Rights groups call for accountability as death toll in Iran protests rises to 326
IHR says 43 children, 25 women among those killed, urges UN not to let perpetrators off the hook; Tehran arrests two more French citizens, now holding seven
Iranian security forces have killed at least 326 people in a crackdown on nationwide protests since Mahsa Amini’s death in custody, a rights group said in an updated toll Saturday.
The Islamic Republic has been gripped by protests that erupted over the death of Amini on September 16, three days after her arrest for an alleged breach of the country’s strict dress code for women.
The protests were fanned by fury over the dress rules for women, but have grown into a broad movement against the theocracy that has ruled Iran since the 1979 revolution.
“At least 326 people, including 43 children and 25 women, have been killed by security forces in the ongoing nationwide protests,” Oslo-based Iran Human Rights said in a statement posted on its website.
The latest toll represents an increase of 22 since the rights group issued its previous figures on November 5.
It includes at least 123 people killed in the province of Sistan-Baluchistan, on Iran’s southeastern border with Pakistan, a figure which is also up, from 118 in IHR’s last toll.
Most of those were killed on September 30 when security forces opened fire on protesters after Friday prayers in Zahedan, the capital of Sistan-Baluchistan — a massacre activists have dubbed “Bloody Friday.”
Those protests were triggered by the alleged rape in custody of a 15-year-old girl by a police commander in the province’s port city of Chabahar.
Analysts say the Baluchi were inspired by the protests that flared over Amini’s death, which were initially driven by women’s rights but expanded over time to include other grievances.
IHR director Mahmood Amiry-Moghaddam called on the international community to act as soon as possible to halt the crackdown.
“Establishing an international investigation and accountability mechanism by the UN will both facilitate the process of holding the perpetrators accountable in the future and increase the cost of the continuous repression by the Islamic Republic,” he said in the statement.
Another rights group, Amnesty International, has also called for such a mechanism, which it said was supported by a petition signed by more than one million people.
IHR said it was still investigating reports of other deaths, meaning the actual number killed “is certainly higher.”
Meanwhile, two more French citizens have been detained in Iran, bringing to seven the number of people from France held in the protest-wracked country, French Foreign Minister Catherine Colonna said Saturday.
“We are worried about two other compatriots and the last verifications show they are also detained,” she told the daily newspaper, Le Parisien.
Last month, Colonna said five were being held in Iran.
“It is more important than ever to remind Iran of its international obligations.
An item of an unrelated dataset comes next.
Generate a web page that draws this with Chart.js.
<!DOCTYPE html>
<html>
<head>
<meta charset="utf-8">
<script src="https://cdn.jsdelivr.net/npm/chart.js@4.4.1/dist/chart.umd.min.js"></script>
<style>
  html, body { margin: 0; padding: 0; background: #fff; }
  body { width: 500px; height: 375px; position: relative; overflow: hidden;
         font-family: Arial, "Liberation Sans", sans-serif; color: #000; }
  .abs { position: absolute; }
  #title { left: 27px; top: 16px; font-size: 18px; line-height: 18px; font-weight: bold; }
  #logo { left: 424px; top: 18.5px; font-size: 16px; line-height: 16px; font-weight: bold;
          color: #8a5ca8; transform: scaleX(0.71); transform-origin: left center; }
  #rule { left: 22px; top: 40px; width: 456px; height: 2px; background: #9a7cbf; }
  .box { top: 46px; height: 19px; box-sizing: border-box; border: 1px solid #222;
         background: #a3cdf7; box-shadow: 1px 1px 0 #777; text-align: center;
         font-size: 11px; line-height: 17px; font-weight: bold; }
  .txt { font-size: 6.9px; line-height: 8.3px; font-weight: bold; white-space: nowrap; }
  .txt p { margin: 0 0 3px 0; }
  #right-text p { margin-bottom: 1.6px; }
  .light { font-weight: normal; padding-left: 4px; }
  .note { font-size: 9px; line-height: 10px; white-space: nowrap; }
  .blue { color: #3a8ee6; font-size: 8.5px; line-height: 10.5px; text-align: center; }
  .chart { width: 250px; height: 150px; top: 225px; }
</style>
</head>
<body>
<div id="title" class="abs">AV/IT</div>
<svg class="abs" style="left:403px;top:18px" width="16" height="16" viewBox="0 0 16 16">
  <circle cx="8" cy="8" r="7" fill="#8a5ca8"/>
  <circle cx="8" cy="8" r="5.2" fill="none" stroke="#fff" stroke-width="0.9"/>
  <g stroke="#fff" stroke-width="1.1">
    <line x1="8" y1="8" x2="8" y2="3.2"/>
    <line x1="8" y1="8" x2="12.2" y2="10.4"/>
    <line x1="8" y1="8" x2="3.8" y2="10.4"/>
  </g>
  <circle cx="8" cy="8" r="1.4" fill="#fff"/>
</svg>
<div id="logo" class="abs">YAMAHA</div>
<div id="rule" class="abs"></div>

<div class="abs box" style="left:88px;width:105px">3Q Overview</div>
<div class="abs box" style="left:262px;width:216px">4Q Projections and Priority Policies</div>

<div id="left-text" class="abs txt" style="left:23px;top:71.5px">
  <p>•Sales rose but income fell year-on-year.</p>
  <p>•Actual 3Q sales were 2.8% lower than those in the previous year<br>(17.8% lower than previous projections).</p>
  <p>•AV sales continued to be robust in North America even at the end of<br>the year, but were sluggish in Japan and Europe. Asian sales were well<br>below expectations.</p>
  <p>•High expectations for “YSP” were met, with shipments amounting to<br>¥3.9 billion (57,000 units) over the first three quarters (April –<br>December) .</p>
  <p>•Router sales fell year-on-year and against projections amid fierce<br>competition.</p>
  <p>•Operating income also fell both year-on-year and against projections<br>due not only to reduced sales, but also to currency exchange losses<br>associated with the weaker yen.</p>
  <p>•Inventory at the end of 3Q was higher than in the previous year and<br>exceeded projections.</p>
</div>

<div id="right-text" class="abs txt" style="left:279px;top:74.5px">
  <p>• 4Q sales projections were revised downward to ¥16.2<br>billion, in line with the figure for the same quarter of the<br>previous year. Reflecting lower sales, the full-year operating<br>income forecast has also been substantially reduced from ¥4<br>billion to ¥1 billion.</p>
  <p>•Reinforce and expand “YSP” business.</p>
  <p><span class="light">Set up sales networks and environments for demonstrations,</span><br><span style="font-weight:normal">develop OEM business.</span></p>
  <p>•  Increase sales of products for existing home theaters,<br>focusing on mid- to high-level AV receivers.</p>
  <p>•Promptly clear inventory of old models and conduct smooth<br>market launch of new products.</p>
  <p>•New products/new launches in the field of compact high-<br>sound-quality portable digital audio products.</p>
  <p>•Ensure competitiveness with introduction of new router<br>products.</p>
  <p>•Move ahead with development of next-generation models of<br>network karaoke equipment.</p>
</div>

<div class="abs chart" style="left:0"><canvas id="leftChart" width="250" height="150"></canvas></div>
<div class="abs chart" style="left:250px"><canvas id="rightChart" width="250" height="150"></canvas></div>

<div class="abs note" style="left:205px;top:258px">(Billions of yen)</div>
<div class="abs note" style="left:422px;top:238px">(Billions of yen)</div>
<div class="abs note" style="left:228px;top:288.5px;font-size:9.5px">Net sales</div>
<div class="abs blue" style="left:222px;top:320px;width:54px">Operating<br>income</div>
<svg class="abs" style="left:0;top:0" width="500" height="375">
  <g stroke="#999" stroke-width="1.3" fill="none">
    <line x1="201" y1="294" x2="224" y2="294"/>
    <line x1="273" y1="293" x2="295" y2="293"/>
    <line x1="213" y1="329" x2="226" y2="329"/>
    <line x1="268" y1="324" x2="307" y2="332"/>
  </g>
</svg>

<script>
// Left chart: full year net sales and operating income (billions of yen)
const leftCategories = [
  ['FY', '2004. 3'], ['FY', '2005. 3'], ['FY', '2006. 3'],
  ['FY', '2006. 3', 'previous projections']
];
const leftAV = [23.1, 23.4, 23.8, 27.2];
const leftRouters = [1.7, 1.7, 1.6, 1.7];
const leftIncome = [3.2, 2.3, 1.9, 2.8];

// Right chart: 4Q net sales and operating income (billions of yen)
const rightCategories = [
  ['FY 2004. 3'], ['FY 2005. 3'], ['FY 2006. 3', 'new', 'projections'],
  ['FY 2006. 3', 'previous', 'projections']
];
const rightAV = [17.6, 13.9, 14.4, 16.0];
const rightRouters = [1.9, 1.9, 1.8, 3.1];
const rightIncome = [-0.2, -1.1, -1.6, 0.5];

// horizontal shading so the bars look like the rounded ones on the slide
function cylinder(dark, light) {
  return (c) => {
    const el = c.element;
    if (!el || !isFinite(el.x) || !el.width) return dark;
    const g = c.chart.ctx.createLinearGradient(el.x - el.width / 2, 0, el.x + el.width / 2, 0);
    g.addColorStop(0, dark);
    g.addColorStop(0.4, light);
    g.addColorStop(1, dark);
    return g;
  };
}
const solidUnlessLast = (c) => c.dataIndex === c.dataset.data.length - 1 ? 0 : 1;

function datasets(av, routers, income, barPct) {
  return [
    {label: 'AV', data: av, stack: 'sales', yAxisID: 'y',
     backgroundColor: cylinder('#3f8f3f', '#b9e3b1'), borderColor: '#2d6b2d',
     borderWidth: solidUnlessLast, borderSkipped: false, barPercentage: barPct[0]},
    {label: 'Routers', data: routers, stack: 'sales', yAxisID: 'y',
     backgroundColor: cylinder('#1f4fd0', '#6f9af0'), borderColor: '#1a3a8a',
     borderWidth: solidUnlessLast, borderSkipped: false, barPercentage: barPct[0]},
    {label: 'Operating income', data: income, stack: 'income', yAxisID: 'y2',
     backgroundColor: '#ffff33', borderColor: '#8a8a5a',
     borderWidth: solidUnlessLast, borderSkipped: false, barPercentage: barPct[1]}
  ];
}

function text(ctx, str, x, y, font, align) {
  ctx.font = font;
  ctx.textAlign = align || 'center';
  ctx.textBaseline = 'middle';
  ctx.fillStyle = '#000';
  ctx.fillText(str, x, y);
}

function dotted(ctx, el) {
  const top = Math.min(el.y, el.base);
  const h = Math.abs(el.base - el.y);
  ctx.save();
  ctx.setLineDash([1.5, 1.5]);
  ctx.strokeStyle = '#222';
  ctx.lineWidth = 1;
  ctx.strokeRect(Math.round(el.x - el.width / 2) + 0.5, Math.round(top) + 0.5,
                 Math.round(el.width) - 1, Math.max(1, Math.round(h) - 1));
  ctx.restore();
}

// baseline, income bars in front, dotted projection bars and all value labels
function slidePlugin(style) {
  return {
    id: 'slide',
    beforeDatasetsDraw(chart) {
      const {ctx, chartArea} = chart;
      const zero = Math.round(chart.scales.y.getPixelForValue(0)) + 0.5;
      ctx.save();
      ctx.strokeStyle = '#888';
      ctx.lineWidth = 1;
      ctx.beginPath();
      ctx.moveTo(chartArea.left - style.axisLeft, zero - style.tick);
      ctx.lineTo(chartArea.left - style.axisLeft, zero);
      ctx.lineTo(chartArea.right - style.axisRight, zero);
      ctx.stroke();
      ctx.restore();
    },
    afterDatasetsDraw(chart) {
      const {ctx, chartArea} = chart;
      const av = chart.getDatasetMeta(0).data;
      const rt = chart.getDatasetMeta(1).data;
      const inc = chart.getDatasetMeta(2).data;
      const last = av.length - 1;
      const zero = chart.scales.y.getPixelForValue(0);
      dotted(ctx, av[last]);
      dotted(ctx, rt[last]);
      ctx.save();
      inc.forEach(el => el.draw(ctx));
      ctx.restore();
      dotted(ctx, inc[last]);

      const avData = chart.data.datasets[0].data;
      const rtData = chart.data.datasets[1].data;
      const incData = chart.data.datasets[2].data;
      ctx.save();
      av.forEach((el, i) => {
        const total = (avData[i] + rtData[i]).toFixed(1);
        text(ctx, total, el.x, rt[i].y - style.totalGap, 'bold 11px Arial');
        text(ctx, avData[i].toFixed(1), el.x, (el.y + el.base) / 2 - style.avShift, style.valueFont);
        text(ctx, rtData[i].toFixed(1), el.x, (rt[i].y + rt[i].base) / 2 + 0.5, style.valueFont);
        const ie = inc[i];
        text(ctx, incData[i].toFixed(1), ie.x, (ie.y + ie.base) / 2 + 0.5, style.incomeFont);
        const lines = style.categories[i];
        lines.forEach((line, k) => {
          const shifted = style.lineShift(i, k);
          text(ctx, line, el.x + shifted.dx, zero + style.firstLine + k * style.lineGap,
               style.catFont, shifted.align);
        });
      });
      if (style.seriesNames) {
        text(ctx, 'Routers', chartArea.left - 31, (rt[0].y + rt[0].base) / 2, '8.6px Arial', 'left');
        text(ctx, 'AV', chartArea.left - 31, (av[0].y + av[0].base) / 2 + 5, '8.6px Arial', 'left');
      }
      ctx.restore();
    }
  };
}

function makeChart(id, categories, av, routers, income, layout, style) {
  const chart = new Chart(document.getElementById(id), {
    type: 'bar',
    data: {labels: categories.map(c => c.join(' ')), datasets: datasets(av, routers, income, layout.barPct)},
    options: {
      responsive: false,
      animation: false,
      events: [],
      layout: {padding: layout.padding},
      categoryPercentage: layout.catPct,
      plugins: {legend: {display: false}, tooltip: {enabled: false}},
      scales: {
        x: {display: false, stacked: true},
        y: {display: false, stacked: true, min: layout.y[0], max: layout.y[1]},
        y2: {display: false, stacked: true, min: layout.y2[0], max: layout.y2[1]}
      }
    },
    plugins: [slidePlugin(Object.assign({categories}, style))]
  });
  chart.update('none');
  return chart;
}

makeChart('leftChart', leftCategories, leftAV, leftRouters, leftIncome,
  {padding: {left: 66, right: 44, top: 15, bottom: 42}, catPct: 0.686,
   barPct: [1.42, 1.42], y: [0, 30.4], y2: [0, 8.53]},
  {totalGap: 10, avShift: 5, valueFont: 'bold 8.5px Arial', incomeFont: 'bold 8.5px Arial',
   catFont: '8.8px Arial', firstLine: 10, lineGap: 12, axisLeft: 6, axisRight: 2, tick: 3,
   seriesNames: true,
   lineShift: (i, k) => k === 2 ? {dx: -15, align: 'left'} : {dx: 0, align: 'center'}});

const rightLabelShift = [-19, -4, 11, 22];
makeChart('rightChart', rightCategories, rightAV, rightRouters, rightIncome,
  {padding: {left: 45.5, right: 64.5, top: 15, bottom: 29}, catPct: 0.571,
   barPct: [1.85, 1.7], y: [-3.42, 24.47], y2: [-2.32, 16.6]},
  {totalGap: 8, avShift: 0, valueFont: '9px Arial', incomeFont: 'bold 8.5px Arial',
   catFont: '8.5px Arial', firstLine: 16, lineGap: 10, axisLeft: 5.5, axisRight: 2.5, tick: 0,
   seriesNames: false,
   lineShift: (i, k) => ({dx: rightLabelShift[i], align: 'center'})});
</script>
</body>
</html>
If its aim is blackmail, then it cannot work,” she said.
“We demand their immediate release and access to consular protection. My Iranian counterpart, with whom I had a long, difficult conversation, has committed to respecting this right of access. I expect it to be realized,” Colonna added.
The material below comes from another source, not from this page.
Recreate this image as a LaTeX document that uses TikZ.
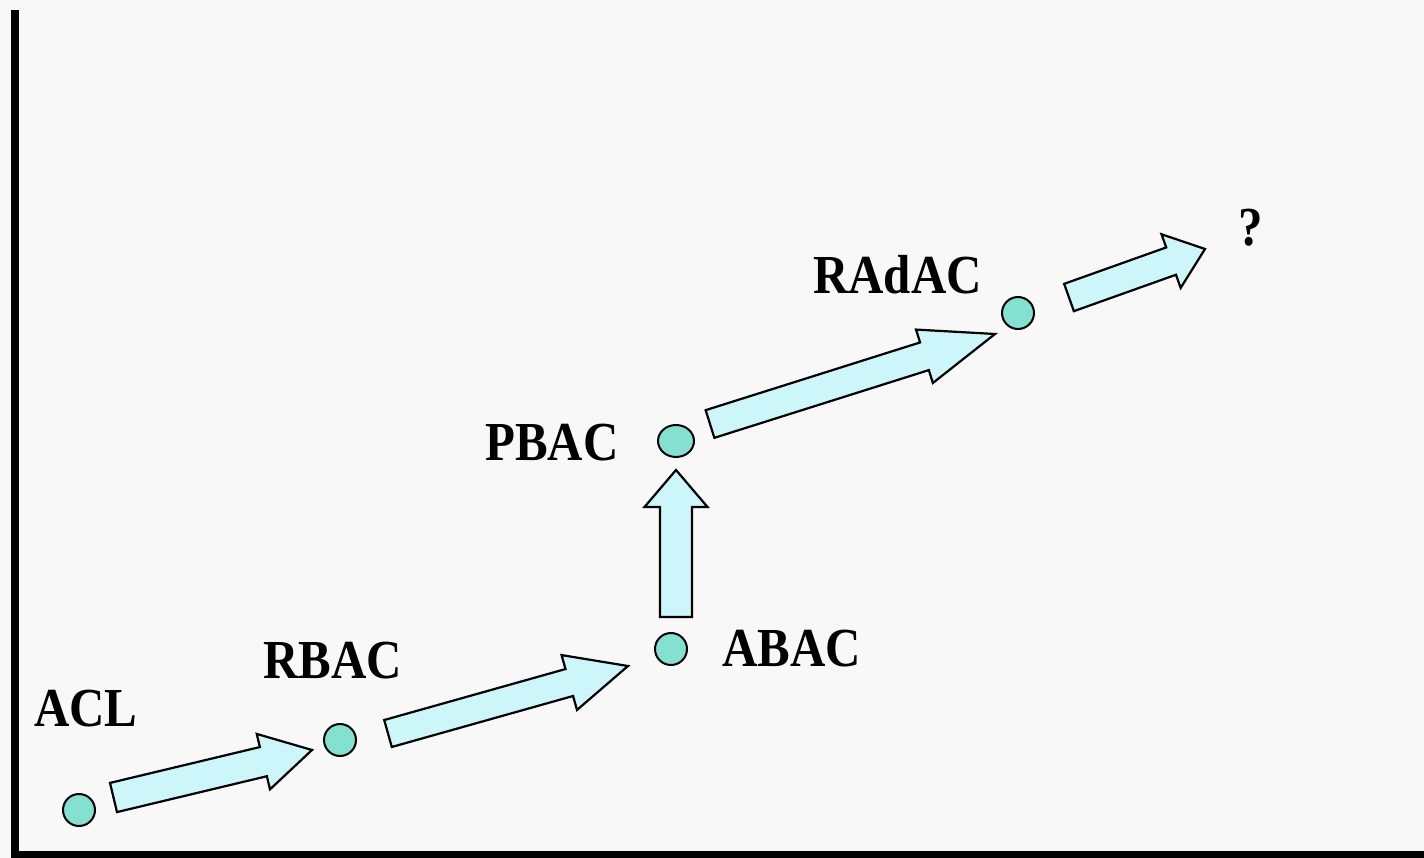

The identity of the two new detainees was not immediately clear.
The others held include French-Iranian researcher Fariba Adelkhah, arrested in June 2019 and later sentenced to five years in prison for undermining national security, allegations her family has strongly denied.
Another, Benjamin Briere, was arrested in May 2020 and later sentenced to eight years and eight months in prison for espionage, charges he rejects.
French teachers’ union official Cecile Kohler and her partner Jacques Paris were also detained in May this year, accused of seeking to stir labor unrest during teachers’ strikes.
There is also a “Frenchman who was passing through” Tehran, France has said.
The French government last month advised its citizens visiting Iran to “leave the country as soon as possible.”